A micro-influencer mentions your product. Their followers buy it. A blog features your story. Google ranks it. Suddenly you get traffic from people who've never heard of you. This guide teaches you how to pitch yourself authentically to micro-influencers and media, without paying for exposure.

Why Micro-Influencers (Not Mega-Influencers)

A celebrity with 1M followers costs $10,000+ and may get you 0 sales. A micro-influencer with 50K followers charges $500-$2,000 and converts at 5-10x higher rate because their audience actually trusts them.

Micro-influencer: 10K-100K followers. Engaged, loyal audience. Open to collaborations. Good ROI.

Mega-influencer: 1M+ followers. High cost. Lower engagement rate. Often fake followers.

Finding the Right Micro-Influencers

The influencer shouldn't just have an audience—they should have YOUR audience.

Find influencers in your niche. "Slow living" blogger, "sustainable fashion" creator, "handmade home" enthusiast. Not beauty, tech, or fitness.

Check engagement rate. 10K followers with 500 likes per post = 5% engagement. Good. 100K followers with 200 likes = 0.2% engagement. Fake.

Read their comments. Engaged followers have real conversations, not just emojis.

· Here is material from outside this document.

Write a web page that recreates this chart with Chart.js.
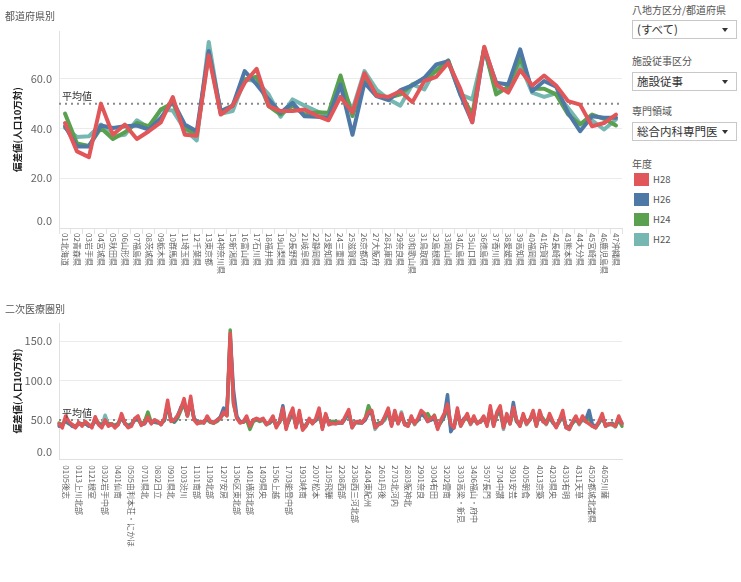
<!DOCTYPE html>
<html><head><meta charset="utf-8">
<script src="https://cdn.jsdelivr.net/npm/chart.js@4.4.1/dist/chart.umd.min.js"></script>
<style>
body{margin:0;background:#fff;font-family:"Noto Sans CJK JP","Noto Sans",sans-serif;}
#wrap{position:relative;width:741px;height:582px;overflow:hidden;background:#fff;}
canvas{position:absolute;left:0;}
.ttl{position:absolute;left:5px;font-size:10px;color:#555;z-index:2;}
.flbl{position:absolute;left:632px;font-size:10px;color:#555;}
.sel{position:absolute;left:632px;width:105px;height:19px;border:1px solid #c8c8c8;box-sizing:border-box;font-size:11.5px;color:#333;line-height:17px;padding-left:4px;}
.sel:after{content:"";position:absolute;right:8px;top:7px;border-left:3.5px solid transparent;border-right:3.5px solid transparent;border-top:4px solid #333;}
.sw{position:absolute;left:634px;width:15px;height:13px;}
.lt{position:absolute;left:653px;font-size:9.5px;color:#555;line-height:13px;}
</style></head>
<body>
<div id="wrap">
<canvas id="c1" width="625" height="282" style="top:0px"></canvas>
<canvas id="c2" width="625" height="282" style="top:300px"></canvas>
<div class="ttl" style="top:8px">都道府県別</div>
<div class="ttl" style="top:301px">二次医療圏別</div>

<div class="flbl" style="top:2px">八地方区分/都道府県</div>
<div class="sel" style="top:20px">(すべて)</div>
<div class="flbl" style="top:53px">施設従事区分</div>
<div class="sel" style="top:72px">施設従事</div>
<div class="flbl" style="top:103px">専門領域</div>
<div class="sel" style="top:122px">総合内科専門医</div>
<div class="flbl" style="top:156px">年度</div>
<div id="legend"></div>
</div>
<script>
// ---------- data ----------
const prefectures = ["01北海道","02青森県","03岩手県","04宮城県","05秋田県","06山形県","07福島県","08茨城県","09栃木県","10群馬県","11埼玉県","12千葉県","13東京都","14神奈川県","15新潟県","16富山県","17石川県","18福井県","19山梨県","20長野県","21岐阜県","22静岡県","23愛知県","24三重県","25滋賀県","26京都府","27大阪府","28兵庫県","29奈良県","30和歌山県","31鳥取県","32島根県","33岡山県","34広島県","35山口県","36徳島県","37香川県","38愛媛県","39高知県","40福岡県","41佐賀県","42長崎県","43熊本県","44大分県","45宮崎県","46鹿児島県","47沖縄県"];

const h28Pref = [42.2,30.8,28.5,50.0,37.5,41.6,35.8,38.9,42.5,52.6,37.5,37.1,69.4,45.6,49.2,58.4,64.0,49.0,47.0,47.0,47.6,45.2,43.3,52.7,46.5,62.2,53.3,52.7,55.0,50.6,59.1,60.8,66.5,56.0,42.5,72.9,57.7,54.4,63.5,57.3,61.3,57.3,51.0,49.6,40.9,42.2,45.6];
const h26Pref = [40.9,32.8,32.8,41.2,40.2,40.9,41.2,39.6,44.3,51.0,41.6,38.9,71.2,47.0,49.2,63.1,57.7,51.7,46.3,50.3,44.9,44.7,44.3,57.7,37.5,58.4,53.0,51.4,55.4,57.3,60.4,65.8,67.1,53.7,42.5,72.1,58.4,57.7,71.8,55.0,59.1,56.8,46.3,38.9,44.9,44.3,44.3];
const h24Pref = [46.0,34.0,33.0,40.2,35.8,38.5,42.2,40.9,47.6,50.3,40.2,37.5,70.5,46.3,49.2,59.7,60.8,49.0,45.6,49.2,45.6,46.5,46.3,61.3,45.0,60.0,53.7,52.3,53.7,57.7,60.0,63.1,67.4,54.4,45.6,72.5,53.7,56.8,68.5,56.0,56.0,53.7,45.6,41.6,45.6,43.9,41.2];
const h22Pref = [40.2,36.6,36.9,41.6,36.9,37.5,43.3,40.2,47.6,47.2,39.6,35.2,74.8,45.9,47.0,59.7,59.1,53.7,44.7,51.7,49.2,47.0,44.9,57.0,47.6,63.1,55.7,51.8,49.2,57.7,55.7,64.4,66.7,53.7,51.7,71.8,55.7,55.4,65.8,54.4,52.7,54.1,48.3,42.0,43.3,39.6,43.6];

// labelled secondary medical areas (every 4th plotted point)
const areaTickLabels = ["0105後志","0113上川北部","0121根室","0302岩手中部","0401仙南","0505由利本荘・にかほ","0701県北","0802日立","0901県北","1003渋川","1101南部","1109北部","1207安房","1306区東北部","1401横浜北部","1409県央","1506上越","1703能登中部","1903峡南","2007松本","2105飛騨","2208西部","2308西三河北部","2404東紀州","2601丹後","2703北河内","2803阪神北","2901奈良","3004有田","3202雲南","3303高梁・新見","3406福山・府中","3507長門","3704中讃","3901安芸","4005朝倉","4013京築","4203県央","4303有明","4311天草","4502都城北諸県","4605川薩"];

const h28Area = [45,40,55,48,44,40,47,42,48,44, 40,54,44,40,50,42,45,40,44,58, 46,40,42,52,55,43,46,54,45,50,
 48,44,52,75,48,50,55,64,77,55, 80,50,45,48,46,55,48,46,50,52, 60,55,160,72,52,46,48,55,42,50,
 52,50,52,44,48,55,40,48,65,38, 55,65,40,62,37,42,52,45,52,65, 38,58,44,46,45,47,46,55,63,40,
 47,48,46,52,60,62,40,44,46,55, 65,42,62,45,58,44,42,55,45,52, 62,58,48,52,55,38,50,58,70,45,
 40,65,42,50,58,45,55,45,48,55, 42,68,42,60,68,40,58,45,66,50, 42,58,45,50,62,42,62,48,45,58,
 48,40,50,62,40,38,48,55,45,55, 48,45,42,40,48,58,42,45,44,42, 55,45];
const h26Area = [42,43,50,46,42,41,45,44,46,42, 42,50,45,42,48,44,44,42,45,54, 45,42,44,50,52,44,45,52,46,48,
 47,45,50,70,50,48,54,66,72,56, 74,52,46,47,47,52,48,47,49,54, 65,58,155,88,55,47,48,52,44,50,
 51,50,51,45,47,52,42,48,68,40, 52,62,42,58,40,43,50,46,50,62, 40,56,45,46,46,46,46,53,60,42,
 47,47,46,50,58,60,42,45,46,54, 62,44,58,46,56,45,43,52,46,50, 58,55,48,50,52,40,48,55,82,35,
 42,62,44,52,55,46,52,46,48,52, 44,64,44,58,64,42,55,46,72,48, 44,55,46,50,60,44,58,48,46,55,
 47,42,49,58,41,40,47,52,46,53, 50,62,44,42,47,55,43,45,45,43, 52,46];
const h24Area = [46,44,48,45,44,42,46,45,45,43, 43,48,46,44,47,45,45,43,46,52, 46,43,45,50,50,45,48,60,47,47,
 46,46,49,68,50,47,52,62,70,55, 72,52,47,46,48,50,47,46,48,52, 58,56,164,70,53,47,47,50,38,48,
 50,48,50,45,46,50,44,47,60,42, 50,60,43,56,41,44,49,47,49,58, 42,54,47,48,48,47,47,52,58,43,
 47,46,47,52,68,58,44,46,47,52, 60,45,56,46,54,46,44,50,47,49, 60,54,58,50,56,42,47,54,66,42,
 42,58,44,50,52,46,50,47,47,52, 45,60,45,56,60,42,54,46,62,48, 45,54,46,50,58,44,56,52,46,52,
 47,42,48,55,42,41,46,50,46,50, 48,54,42,40,46,52,44,44,46,42, 50,42];
const h22Area = [44,42,52,47,43,41,46,44,47,44, 42,52,46,43,56,44,45,42,45,54, 46,41,44,50,53,44,46,56,46,50,
 48,44,50,68,52,49,56,64,72,56, 76,52,46,48,46,52,47,46,50,53, 60,56,150,75,54,48,47,52,42,49,
 50,49,50,44,46,52,42,47,62,40, 52,58,42,56,38,42,50,46,50,60, 40,56,44,45,45,46,46,52,60,40,
 46,47,46,50,62,58,38,44,46,50, 60,43,60,46,60,44,42,52,44,50, 58,56,50,52,52,40,48,55,70,40,
 40,60,42,50,56,44,52,46,48,54, 44,62,42,58,62,38,56,45,64,48, 42,56,44,50,58,42,60,50,44,54,
 46,41,48,56,40,38,46,52,44,52, 48,56,43,40,46,54,42,44,44,41, 52,44];

const seriesNames = ["H28","H26","H24","H22"];
const seriesColors = ["#e15759","#4e79a7","#59a14f","#76b7b2"];
const prefTicks = [0,20,40,60];
const areaTicks = [0,50,100,150];
const averageValue = 50;

// ---------- helpers ----------
const F = '"Noto Sans CJK JP","Noto Sans",sans-serif';
const areaCategories = h28Area.map((_, i) => (i % 4 === 2 ? (areaTickLabels[(i - 2) / 4] || "") : ""));

function avgPlugin() {
  return {
    id: 'avgLine',
    beforeDatasetsDraw(chart) {
      const {ctx, chartArea} = chart;
      const y = chart.scales.y.getPixelForValue(averageValue);
      ctx.save();
      ctx.strokeStyle = '#8a8a8a';
      ctx.lineWidth = 2;
      ctx.setLineDash([2, 4]);
      ctx.beginPath();
      ctx.moveTo(chartArea.left, y);
      ctx.lineTo(chartArea.right, y);
      ctx.stroke();
      ctx.restore();
    },
    afterDatasetsDraw(chart) {
      const {ctx, chartArea} = chart;
      const ys = chart.scales.y;
      const y = ys.getPixelForValue(averageValue);
      ctx.save();
      ctx.font = '10px ' + F;
      ctx.fillStyle = '#333';
      ctx.textBaseline = 'bottom';
      ctx.textAlign = 'left';
      ctx.fillText('平均値', chartArea.left + 3, y - 2);
      // zero label sits just above the axis line, as in the source
      ctx.font = '11px ' + F;
      ctx.fillStyle = '#666';
      ctx.textAlign = 'right';
      ctx.textBaseline = 'bottom';
      ctx.fillText((0).toFixed(1), ys.right - 7, ys.getPixelForValue(0) - 2);
      ctx.restore();
    }
  };
}
function vertLabelPlugin(labels, gap) {
  return {
    id: 'vertLabels',
    afterDraw(chart) {
      const xs = chart.scales.x;
      const ctx = chart.ctx;
      ctx.save();
      ctx.font = '8px ' + F;
      ctx.fillStyle = '#666';
      ctx.textAlign = 'left';
      ctx.textBaseline = 'middle';
      labels.forEach((lab, i) => {
        if (!lab) return;
        const x = xs.getPixelForValue(i);
        ctx.save();
        ctx.translate(x, xs.top + gap);
        ctx.rotate(Math.PI / 2);
        ctx.fillText(lab, 0, 0);
        ctx.restore();
      });
      ctx.restore();
    }
  };
}
function makeChart(id, labels, seriesData, o) {
  const datasets = seriesData.map((d, k) => ({
    label: seriesNames[k], data: d, borderColor: seriesColors[k], backgroundColor: seriesColors[k],
    borderWidth: o.lw, pointRadius: 0, tension: 0, borderJoinStyle: 'round', borderCapStyle: 'round', fill: false
  }));
  return new Chart(document.getElementById(id), {
    type: 'line',
    data: {labels, datasets},
    options: {
      responsive: false, animation: false, events: [],
      layout: {padding: {top: o.padTop, right: 3, left: 0, bottom: 0}},
      plugins: {legend: {display: false}, tooltip: {enabled: false}},
      scales: {
        x: {
          type: 'category', offset: o.offset,
          ticks: {display: false},
          grid: {display: o.xGrid, offset: true, drawOnChartArea: false, tickLength: 6, color: '#e3e3e3'},
          border: {display: true, color: '#e0e0e0'},
          afterFit: s => { s.height = o.xH; }
        },
        y: {
          min: 0, max: o.ymax,
          afterBuildTicks: s => { s.ticks = o.yTicks.map(v => ({value: v})); },
          ticks: {callback: v => (Number(v) === 0 ? '' : Number(v).toFixed(1)), color: '#666', font: {size: 11, family: F}, padding: 7},
          grid: {color: '#ebebeb', drawTicks: false},
          border: {display: true, color: '#e0e0e0'},
          title: {display: true, text: '偏差値(人口10万対)', color: '#222', font: {size: 9.5, weight: 'bold', family: F}, padding: {top: 12, bottom: 0}},
          afterFit: s => { s.width = 59; }
        }
      }
    },
    plugins: [avgPlugin(), vertLabelPlugin(labels, o.gap)]
  });
}

makeChart('c1', prefectures, [h28Pref, h26Pref, h24Pref, h22Pref],
  {lw: 4, padTop: 31, offset: true, xGrid: true, xH: 54, ymax: 79.2, yTicks: prefTicks, gap: 5});
makeChart('c2', areaCategories, [h28Area, h26Area, h24Area, h22Area],
  {lw: 3.5, padTop: 23, offset: false, xGrid: false, xH: 122.7, ymax: 173, yTicks: areaTicks, gap: 6});

// legend
const lg = document.getElementById('legend');
seriesNames.forEach((n, k) => {
  const top = 173 + k * 20;
  lg.insertAdjacentHTML('beforeend',
    `<div class="sw" style="top:${top}px;background:${seriesColors[k]}"></div><div class="lt" style="top:${top}px">${n}</div>`);
});
</script>
</body></html>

How to Pitch a Micro-Influencer

Never ask for free promotion. Offer something valuable (free product, commission, collaboration).

The Pitch Template

"Hi [Name], I've been following your [niche] content for a while and love how you [specific thing about their content]. I make [product], and I think your audience would genuinely appreciate it. I'd love to send you a product to try—no strings attached. If you love it and feel like sharing it with your followers, great. If not, that's totally fine. [Your website]"

Key: Personalized (not templated), specific (show you know their content), genuine (no pressure).

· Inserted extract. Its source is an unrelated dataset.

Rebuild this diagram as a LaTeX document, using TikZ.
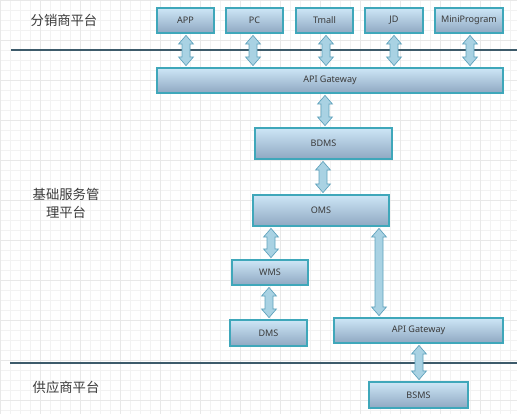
\documentclass[tikz,border=0pt]{standalone}
\usepackage{fontspec}
\setmainfont{Noto Sans}
\newfontfamily\cjk{Noto Sans CJK SC}
\usetikzlibrary{calc}
\definecolor{boxtop}{HTML}{CDE6F6}
\definecolor{boxbot}{HTML}{8FA8C2}
\definecolor{boxline}{HTML}{3FA7BA}
\definecolor{arrfill}{HTML}{A9D2E3}
\definecolor{arrline}{HTML}{5FA2BC}
\definecolor{sepline}{HTML}{3D5B6B}
\definecolor{txt}{HTML}{3A3A3A}
\tikzset{
  boxsty/.style={draw=boxline, line width=0.8pt, top color=boxtop, bottom color=boxbot,
    inner sep=0pt, outer sep=0pt, font=\fontsize{6.8}{8}\selectfont, text=txt},
  arrsty/.style={draw=arrline, fill=arrfill, line width=0.5pt, line join=miter},
  lblsty/.style={font=\cjk\fontsize{10}{12}\selectfont, text=txt, align=center},
  sepsty/.style={draw=sepline, line width=0.9pt}
}
\newcommand\pbox[6]{%
  \node[boxsty, minimum width={(#4-#2)*0.75pt}, minimum height={(#5-#3)*0.75pt}]
    (#1) at ({(#2+#4)/2},{(#3+#5)/2}) {#6};}
\newcommand\barrow[2]{%
  \draw[arrsty] let \p1=#1, \p2=#2 in
   (\x1,\y1-1.8pt) -- (\x1+5.6pt,\y1-8.3pt) -- (\x1+3pt,\y1-8.3pt) --
   (\x1+3pt,\y2+8.3pt) -- (\x1+5.6pt,\y2+8.3pt) -- (\x1,\y2+1.8pt) --
   (\x1-5.6pt,\y2+8.3pt) -- (\x1-3pt,\y2+8.3pt) -- (\x1-3pt,\y1-8.3pt) --
   (\x1-5.6pt,\y1-8.3pt) -- cycle;}
\begin{document}
\begin{tikzpicture}[x=0.75pt,y=-0.75pt]
\useasboundingbox (0,0) rectangle (517,414);
\clip (0,0) rectangle (517,414);
\fill[white] (0,0) rectangle (517,414);
% grid
\foreach \i in {0,10,...,520} {\draw[color=black!5, line width=0.4pt] (\i,0) -- (\i,414);}
\foreach \j in {0,10,...,420} {\draw[color=black!5, line width=0.4pt] (0,\j) -- (517,\j);}
\foreach \i in {0,40,...,520} {\draw[color=black!9, line width=0.4pt] (\i,0) -- (\i,414);}
\foreach \j in {0,40,...,420} {\draw[color=black!9, line width=0.4pt] (0,\j) -- (517,\j);}
% separator lines
\coordinate (s1a) at (11,50); \coordinate (s1b) at (517,50);
\coordinate (s2a) at (10,363); \coordinate (s2b) at (517,363);
\draw[sepsty] (s1a) -- (s1b);
\draw[sepsty] (s2a) -- (s2b);
% labels
\node[lblsty] (L1) at (64,20) {分销商平台};
\node[lblsty] (L2) at (66,203) {基础服务管\\[1.5pt]理平台};
\node[lblsty] (L3) at (66,387) {供应商平台};
% boxes
\pbox{APP}{157}{8}{214}{33}{APP}
\pbox{PC}{226}{8}{283}{33}{PC}
\pbox{TM}{296}{8}{353}{33}{Tmall}
\pbox{JD}{365}{8}{423}{33}{JD}
\pbox{MP}{435}{8}{503}{33}{MiniProgram}
\pbox{GW1}{157}{68}{503}{93}{API Gateway}
\pbox{BDMS}{255}{128}{392}{159}{BDMS}
\pbox{OMS}{253}{195}{389}{226}{OMS}
\pbox{WMS}{232}{260}{308}{285}{WMS}
\pbox{DMS}{230}{320}{307}{346}{DMS}
\pbox{GW2}{334}{318}{503}{343}{API Gateway}
\pbox{BSMS}{369}{382}{468}{408}{BSMS}
% arrows
\barrow{(APP.south -| 186,0)}{(GW1.north -| 186,0)}
\barrow{(PC.south -| 253,0)}{(GW1.north -| 253,0)}
\barrow{(TM.south -| 326,0)}{(GW1.north -| 326,0)}
\barrow{(JD.south -| 394,0)}{(GW1.north -| 394,0)}
\barrow{(MP.south -| 470,0)}{(GW1.north -| 470,0)}
\barrow{(GW1.south -| 325,0)}{(BDMS.north -| 325,0)}
\barrow{(BDMS.south -| 323,0)}{(OMS.north -| 323,0)}
\barrow{(OMS.south -| 271,0)}{(WMS.north -| 271,0)}
\barrow{(OMS.south -| 379,0)}{(GW2.north -| 379,0)}
\barrow{(WMS.south -| 269,0)}{(DMS.north -| 269,0)}
\barrow{(GW2.south -| 419,0)}{(BSMS.north -| 419,0)}
\end{tikzpicture}
\end{document}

Getting Press Coverage (Blogs, Podcasts, Media)

Bloggers and journalists are always looking for good stories. You have a story.

Finding Journalists/Bloggers

Search "[your niche] blog" or "[your niche] podcast." Look for reporters who write about small business or handmade. Follow them. Read their work.

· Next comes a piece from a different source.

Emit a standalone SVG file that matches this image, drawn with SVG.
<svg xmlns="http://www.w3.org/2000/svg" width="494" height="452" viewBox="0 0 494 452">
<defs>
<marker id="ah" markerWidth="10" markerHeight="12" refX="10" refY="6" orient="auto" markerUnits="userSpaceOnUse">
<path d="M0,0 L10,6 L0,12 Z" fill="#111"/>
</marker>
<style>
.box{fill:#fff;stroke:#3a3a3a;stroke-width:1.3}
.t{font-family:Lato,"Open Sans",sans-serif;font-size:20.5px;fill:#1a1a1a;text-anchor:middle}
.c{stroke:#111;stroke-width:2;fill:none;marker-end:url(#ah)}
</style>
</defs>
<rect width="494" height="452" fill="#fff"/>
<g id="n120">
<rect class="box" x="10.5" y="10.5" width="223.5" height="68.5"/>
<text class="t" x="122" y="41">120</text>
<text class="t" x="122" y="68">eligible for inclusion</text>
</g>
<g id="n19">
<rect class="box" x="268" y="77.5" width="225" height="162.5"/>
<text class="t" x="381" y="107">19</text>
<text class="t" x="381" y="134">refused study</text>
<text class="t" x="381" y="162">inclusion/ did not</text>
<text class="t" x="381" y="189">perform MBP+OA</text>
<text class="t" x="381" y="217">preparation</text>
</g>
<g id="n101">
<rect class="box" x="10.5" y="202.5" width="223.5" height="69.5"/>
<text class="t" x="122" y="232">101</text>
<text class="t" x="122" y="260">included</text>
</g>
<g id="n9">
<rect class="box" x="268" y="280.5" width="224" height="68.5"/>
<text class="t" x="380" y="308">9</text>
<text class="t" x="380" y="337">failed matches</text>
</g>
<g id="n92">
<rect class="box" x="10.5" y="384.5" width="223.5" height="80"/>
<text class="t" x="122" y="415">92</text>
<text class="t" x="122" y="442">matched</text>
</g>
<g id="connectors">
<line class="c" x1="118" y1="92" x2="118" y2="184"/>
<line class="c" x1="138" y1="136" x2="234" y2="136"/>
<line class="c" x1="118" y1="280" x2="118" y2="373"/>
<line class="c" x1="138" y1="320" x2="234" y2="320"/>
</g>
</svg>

The Press Release (Short Version)

One-page story about YOUR business. Not your product details—your story. Why you started, what makes you different, what problem you solve.

The Email Pitch

"Hi [Journalist], I loved your recent article about [topic]. I'm the founder of [company], and I think your readers would be interested in [angle]. Would you be open to an interview?" Keep it short. Link to your press release.

Reality: 95% of pitches get ignored. But 5% get responses. Send 100 pitches, get 5 responses, convert 1-2 into coverage.